As we take a look at the songs that were Bubbling Under during chart week eight, there were actually two years – 1980 & 1982 – that sprung all of its debuts out of jail. Let’s see who ends up stuck.
Chris Montan – Let’s Pick It Up (Where We Left Off) (debuted 2/28/81, peaked at #106)
Back in 1980, Chris released his only full-length LP, Any Minute Now in the West Coast style. This smooth little pop tune is one of many well-crafted songs from that album, but the only one to ever sniff the charts. But don’t feel bad for this dude. He’s the current President of Walt Disney Music. And after music supervising a decade of soundtracks, he’s produced the music to just about every Disney film since 1995’s Pocahantas.
Nicolette Larson – Ooo-Eee (debuted 2/28/81, peaked at #110)
Here is the lead single from Nicolette’s third album, Radioland, produced by Ted Templeman and performed by most of the current Dobbies lineup. Linda Ronstadt sings back up and Little Feat’s Paul Barrere plays guitar. This was one of many in her catalog that deserved more airplay.
Indeep – Last Night A D.J. Saved My Life (debuted 2/26/83, peaked at #101)
This was the jam back in the day, nestled somewhere between disco and hip-hop. Maybe that’s why it never crossed over. With its Chic-styled guitar lines and funky bass riff, it was huge in the Dance clubs, made the R&B Top 10 as well as the tops of many charts across the world. Pop radio turned it away, probably because they straight-up hate DJs. Isn’t that why Pandora exists?
George Kranz – Trommeltanz (Din Daa Daa) (debuted 2/25/84, peaked at #110)
This futuristic electro-funk dance number has become a classic in its genre. Created by German singer and drummer, George Kranz, it has been countlessly sampled and used in a number of commercials. It will reach #1 on the Dance charts in 1984 and a re-recorded version will hit #8 in 1991.
The New Jersey Mass Choir – I Want To Know What Love Is (debuted 2/23/85, peaked at #101)
Did anyone think the band that wrote Cold As Ice and Hot Blooded would have one of their song covered by a gospel choir? This group was on the original recording which went to #1, testifying behind Lou Gramm. They were obviously moved by the spirit to make a few dollars for their own congregation. The arrangement is fairly similar, although they had a little more funk in it, which accounts for its appearance on the Dance charts. It will also reach #37 on the R&B charts.

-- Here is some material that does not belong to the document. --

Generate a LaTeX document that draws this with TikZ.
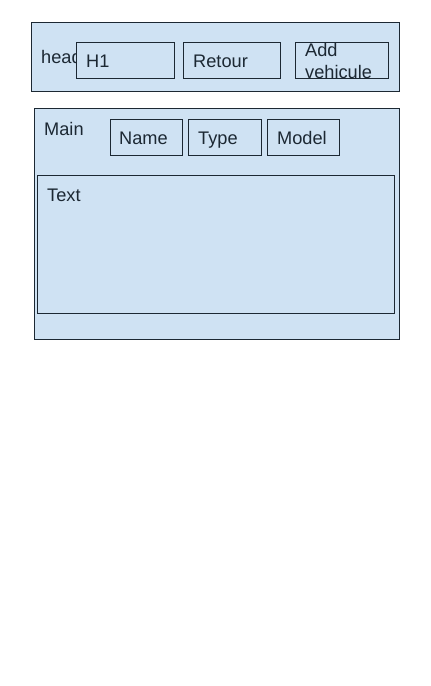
\documentclass[tikz,border=0pt]{standalone}
\usepackage{fontspec}
\setmainfont{Liberation Sans}
\definecolor{boxfill}{HTML}{CFE2F3}
\definecolor{boxline}{HTML}{1C2833}
\begin{document}
\begin{tikzpicture}[x=1pt,y=-1pt,
  box/.style={draw=boxline, fill=boxfill, line width=0.9pt, inner sep=0, anchor=north west},
  lbl/.style={anchor=base west, inner sep=0, font=\fontsize{18.2}{22}\selectfont, text=boxline}]
\useasboundingbox (0,0) rectangle (431,686);
\fill[white] (0,0) rectangle (431,686);
% header
\node[box, minimum width=368pt, minimum height=69pt] (header) at (31,22) {};
\node[lbl] (headlbl) at (41,63) {head};
\node[box, minimum width=98pt, minimum height=36pt] (h1) at (76,42) {};
\node[lbl] (h1lbl) at (86,67) {H1};
\node[box, minimum width=97pt, minimum height=36pt] (retour) at (183,42) {};
\node[lbl] (retourlbl) at (193,67) {Retour};
\node[box, minimum width=93pt, minimum height=36pt] (add) at (295,42) {};
\begin{scope}
  \clip (add.north west) rectangle (add.south east);
  \node[lbl] (addlbl) at (305,56) {Add};
  \node[lbl] (vehlbl) at (305,78) {vehicule};
\end{scope}
\draw[boxline, line width=0.9pt] (add.north west) rectangle (add.south east);
% main
\node[box, minimum width=365pt, minimum height=231pt] (main) at (34,108) {};
\node[lbl] (mainlbl) at (44,135) {Main};
\node[box, minimum width=72pt, minimum height=36pt] (name) at (110,119) {};
\node[lbl] (namelbl) at (119,144) {Name};
\node[box, minimum width=73pt, minimum height=36pt] (type) at (188,119) {};
\node[lbl] (typelbl) at (198,144) {Type};
\node[box, minimum width=72pt, minimum height=36pt] (model) at (267,119) {};
\node[lbl] (modellbl) at (277,144) {Model};
\node[box, minimum width=357pt, minimum height=138pt] (textbox) at (37,175) {};
\node[lbl] (textlbl) at (47,201) {Text};
\end{tikzpicture}
\end{document}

Ready For The World – Tonight (debuted 2/23/85, peaked at #103)
They may have been ready for the world, but we were not ready for this Flint, MI sextet. This was their debut single, a Quiet Storm jam is written by their lead singer Melvin Riley Jr. and guitarist Gordon Strozier, and will reach #6 on the R&B charts. The band would finally break through with single #3. What’s good for the goose is always good for the gander.
Narada Michael Walden (with Patti Austin) – Gimme, Gimme, Gimme (debuted 2/23/85, peaked at #106)
Narada got his start playing drums with the Mahavishnu Orchestra performing on three albums, before starting his solo career. This upbeat dance track was from his eighth album, The Nature Of Things, and features Patti Austin on lead duet vocals. This will sneak into the R&B Top 40 and will be a hit in Sweden, which makes me wonder if they thought it was an ABBA cover.
Rockwell – He’s A Cobra (debuted 2/23/85, peaked at #108)
It’s funny that the story of Kennedy Gordy changing his name to Rockwell to avoid any charges of nepotism has been kept alive for so long. If he really wanted to work his way up without any help, he wouldn’t have recorded for his dad’s record label in the first place, would he? Or have the biggest Pop star in the world in 1983 sing the chorus of one of his hits? Left to his own devices, we received generic 80s synth-funk like this, the lead single from his second album, Captured. It remains unreleased on CD.